I stopped at the Park office this morning to pay my rent, and chatted with the two ladies there for a while. On the counter in front of me was a plate of thick buttery cookies, and I think I knew immediately that I would walk out of the office with a cookie in my hand. A few minutes later I did just that. It tasted pretty good, but in the two blocks from the Park to the gym I began to feel the effects of the sugar. Now it's not that I don't ever eat sugar - it is in most foods, natural (such as fruit) and packaged. But this cookie packed a punch and must have been loaded with sugar. I didn't like the effects of it at all.

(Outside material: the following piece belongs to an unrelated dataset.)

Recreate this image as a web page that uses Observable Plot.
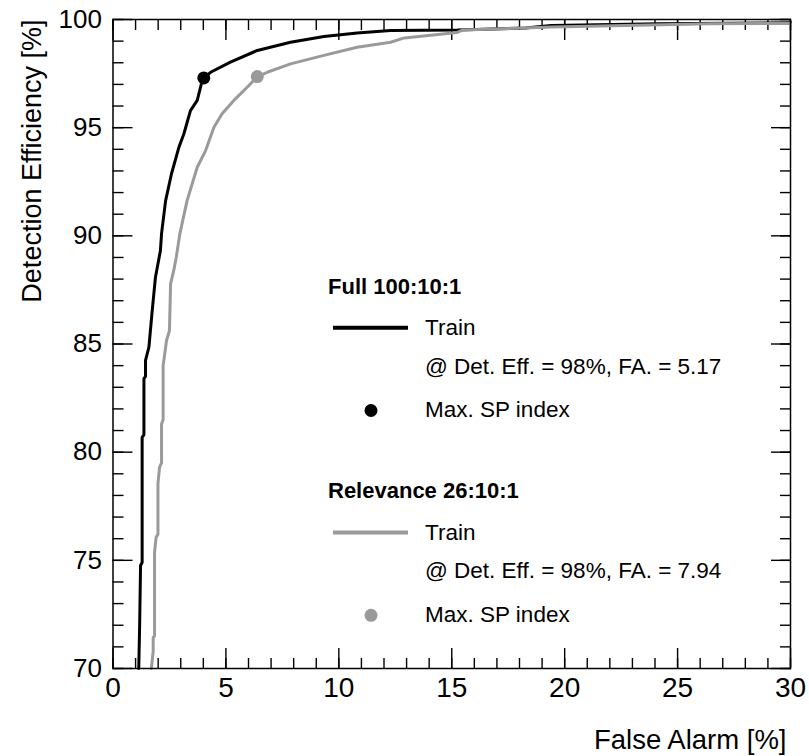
<!DOCTYPE html>
<html>
<head>
<meta charset="utf-8">
<script src="https://cdn.jsdelivr.net/npm/d3@7"></script>
<script src="https://cdn.jsdelivr.net/npm/@observablehq/plot@0.6"></script>
<style>
  html, body { margin: 0; padding: 0; background: #ffffff; }
  #chart svg { display: block; }
</style>
</head>
<body>
<div id="chart"></div>
<script>
// ---- Data ----
const seriesNames = ["Full 100:10:1", "Relevance 26:10:1"];
const seriesColors = ["#000000", "#9a9a9a"];
const faAt98 = [5.17, 7.94];

const fullFalseAlarm = [1.14, 1.18, 1.22, 1.29, 1.29, 1.37, 1.37, 1.44, 1.44, 1.59, 1.73, 1.88, 2.10, 2.15, 2.33, 2.59, 2.92, 3.14, 3.43, 3.73, 3.95, 4.02, 4.32, 5.20, 6.39, 7.86, 9.34, 10.81, 12.29, 15.26, 18.27, 19.4, 24.2, 30.0];
const fullEfficiency = [70.0, 72.0, 74.76, 74.9, 80.69, 80.8, 83.4, 83.5, 84.24, 84.85, 86.47, 88.09, 89.32, 90.1, 91.63, 92.87, 94.10, 94.72, 95.79, 96.26, 97.18, 97.30, 97.56, 98.03, 98.57, 98.95, 99.21, 99.38, 99.49, 99.52, 99.61, 99.72, 99.80, 99.85];

const relFalseAlarm = [1.70, 1.78, 1.78, 1.84, 1.84, 1.91, 1.99, 1.99, 2.06, 2.15, 2.15, 2.22, 2.22, 2.37, 2.50, 2.55, 2.69, 2.80, 2.96, 3.28, 3.73, 4.10, 4.47, 4.83, 5.35, 5.94, 6.39, 6.83, 7.86, 9.34, 10.81, 12.29, 12.9, 15.24, 15.5, 19.45, 26.46, 30.0];
const relEfficiency = [70.0, 70.8, 71.44, 71.5, 75.37, 76.07, 76.2, 78.53, 79.30, 79.5, 81.31, 81.5, 84.0, 85.16, 85.62, 87.78, 88.40, 89.0, 90.09, 91.63, 93.17, 93.94, 95.02, 95.64, 96.26, 96.87, 97.36, 97.56, 97.95, 98.34, 98.72, 98.95, 99.15, 99.40, 99.52, 99.65, 99.80, 99.82];

const maxSPFalseAlarm = [4.02, 6.39];
const maxSPEfficiency = [97.30, 97.36];

const xMajorTicks = [0, 5, 10, 15, 20, 25, 30];
const xMinorTicks = [0,1,2,3,4,5,6,7,8,9,10,11,12,13,14,15,16,17,18,19,20,21,22,23,24,25,26,27,28,29,30];
const yMajorTicks = [70, 75, 80, 85, 90, 95, 100];
const yMinorTicks = [70,71,72,73,74,75,76,77,78,79,80,81,82,83,84,85,86,87,88,89,90,91,92,93,94,95,96,97,98,99,100];

const xTitle = "False Alarm [%]";
const yTitle = "Detection Efficiency [%]";

// ---- Tables ----
const fullData = fullFalseAlarm.map((x, i) => ({x, y: fullEfficiency[i]}));
const relData = relFalseAlarm.map((x, i) => ({x, y: relEfficiency[i]}));
const spData = maxSPFalseAlarm.map((x, i) => ({x, y: maxSPEfficiency[i], c: seriesColors[i]}));

const font = "'Liberation Sans', Arial, Helvetica, sans-serif";
const W = 809, H = 756;
const mL = 112.5, mR = 19, mT = 19, mB = 88;

const tickCommon = {label: null, tickFormat: () => "", stroke: "#000", strokeWidth: 1.4};

const chart = Plot.plot({
  width: W, height: H,
  marginLeft: mL, marginRight: mR, marginTop: mT, marginBottom: mB,
  x: {domain: [0, 30]},
  y: {domain: [70, 100]},
  style: {fontFamily: font, background: "#ffffff", color: "#000"},
  marks: [
    // minor ticks (inside)
    Plot.axisX({...tickCommon, ticks: xMinorTicks, anchor: "bottom", tickSize: -10}),
    Plot.axisX({...tickCommon, ticks: xMinorTicks, anchor: "top", tickSize: -10}),
    Plot.axisY({...tickCommon, ticks: yMinorTicks, anchor: "left", tickSize: -11}),
    Plot.axisY({...tickCommon, ticks: yMinorTicks, anchor: "right", tickSize: -11}),
    // major ticks (inside)
    Plot.axisX({...tickCommon, ticks: xMajorTicks, anchor: "bottom", tickSize: -20}),
    Plot.axisX({...tickCommon, ticks: xMajorTicks, anchor: "top", tickSize: -20}),
    Plot.axisY({...tickCommon, ticks: yMajorTicks, anchor: "left", tickSize: -20}),
    Plot.axisY({...tickCommon, ticks: yMajorTicks, anchor: "right", tickSize: -20}),
    // tick labels
    Plot.axisX({ticks: xMajorTicks, anchor: "bottom", tickSize: 0, tickPadding: 9, fontSize: 28, label: null, tickFormat: d => String(d), fill: "#000"}),
    Plot.axisY({ticks: yMajorTicks, anchor: "left", tickSize: 0, tickPadding: 11, fontSize: 26, label: null, tickFormat: d => String(d), fill: "#000"}),
    // axis titles
    Plot.text([yTitle], {text: d => d, frameAnchor: "top-left", rotate: -90, textAnchor: "end", lineAnchor: "middle", dx: -80.5, fontSize: 27, fill: "#000"}),
    Plot.text([xTitle], {text: d => d, frameAnchor: "bottom-right", textAnchor: "end", lineAnchor: "middle", dx: -4, dy: 71.5, fontSize: 27.5, fill: "#000"}),
    // curves
    Plot.line(fullData, {x: "x", y: "y", stroke: seriesColors[0], strokeWidth: 3, strokeLinejoin: "miter"}),
    Plot.dot(spData.slice(0, 1), {x: "x", y: "y", r: 6.5, fill: "c", stroke: null}),
    Plot.line(relData, {x: "x", y: "y", stroke: seriesColors[1], strokeWidth: 3, strokeLinejoin: "miter"}),
    Plot.dot(spData.slice(1, 2), {x: "x", y: "y", r: 6.5, fill: "c", stroke: null}),
    Plot.frame({stroke: "#000", strokeWidth: 1.5})
  ]
});

document.getElementById("chart").appendChild(chart);

// ---- Legend (inside the frame) ----
const svg = d3.select(chart);
const lg = svg.append("g").attr("font-family", font).attr("fill", "#000").attr("text-anchor", "start");
const blocks = [
  {top: 293.5},
  {top: 498.3}
];
seriesNames.forEach((name, i) => {
  const b = blocks[i].top;
  lg.append("text").attr("x", 328).attr("y", b).attr("font-size", 22).attr("font-weight", "bold").attr("text-anchor", "start").text(name);
  lg.append("line").attr("x1", 333).attr("x2", 408).attr("y1", b + 34.3).attr("y2", b + 34.3)
    .attr("stroke", seriesColors[i]).attr("stroke-width", 4);
  lg.append("text").attr("x", 425).attr("y", b + 41.5).attr("font-size", 22.5).attr("text-anchor", "start").text("Train");
  lg.append("text").attr("x", 425).attr("y", b + 80).attr("font-size", 22.5).attr("text-anchor", "start")
    .text(`@ Det. Eff. = 98%, FA. = ${faAt98[i].toFixed(2)}`);
  lg.append("circle").attr("cx", 371).attr("cy", b + 117).attr("r", 6.5).attr("fill", seriesColors[i]);
  lg.append("text").attr("x", 425).attr("y", b + 123.2).attr("font-size", 22.5).attr("text-anchor", "start").text("Max. SP index");
});
</script>
</body>
</html>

So someone broke into the office and stole a lot of keys. It takes a key to enter the laundry, one to open the machines, another to open the money box, and a couple of other necessary keys that were explained to me but which I've forgotten. At any rate, there are a lot of locks and keys to repelace. But the problem is that one of the keys is critical to accessing the money and not even the company who provided the locks can break them, plus the company is on the other side of the continent!
At least they aren't blaming it on the homeless, who seem to take the rap for anything that goes wrong. I feel nothing but sadness that people are sleeping rough in the weather we've been having, and it's better here than in many other places. It's not just the fact of being outdoors in the bad weather, it's not having the clothing or the equipment to keep warm and dry. And I can never forget that many homeless have served our country and are suffering with PTSD. I remember having a great uncle who came back from WWI with shell shock (now called PTSD). He had family who took care of him until he died of old age, but if he lived in a large city with no one to care about him, he would have been on the streets. I don't like to generalize and realize there are two sides to most stories. But it makes me sad.
I have a long "ToDo" list for today but don't know where to start. Sometimes I just don't do anything!
Joe brought his daughters by yesterday for about an hour. Alyssa, who is in 2nd grade, had an assignment to ask an older person in her family about their experiences at her age and grade. I did my best, but feel like I came from a different planet. Questions such as "What did you wear to school?", gets the answer "Dresses". "But Grandma, what did you wear when it was cold?" "Dresses". "But what if it was really cold?" "Dresses with knee socks!"
In trying to answer these questions, and there were a lot of them, I had a good trip down memory lane. I realize how relatively simple my life was compared to today's young generation, but I am so glad for the experience of doing without, because I can have empathy for today's folks who must do without, for whatever reason. It is not the children's fault anyway.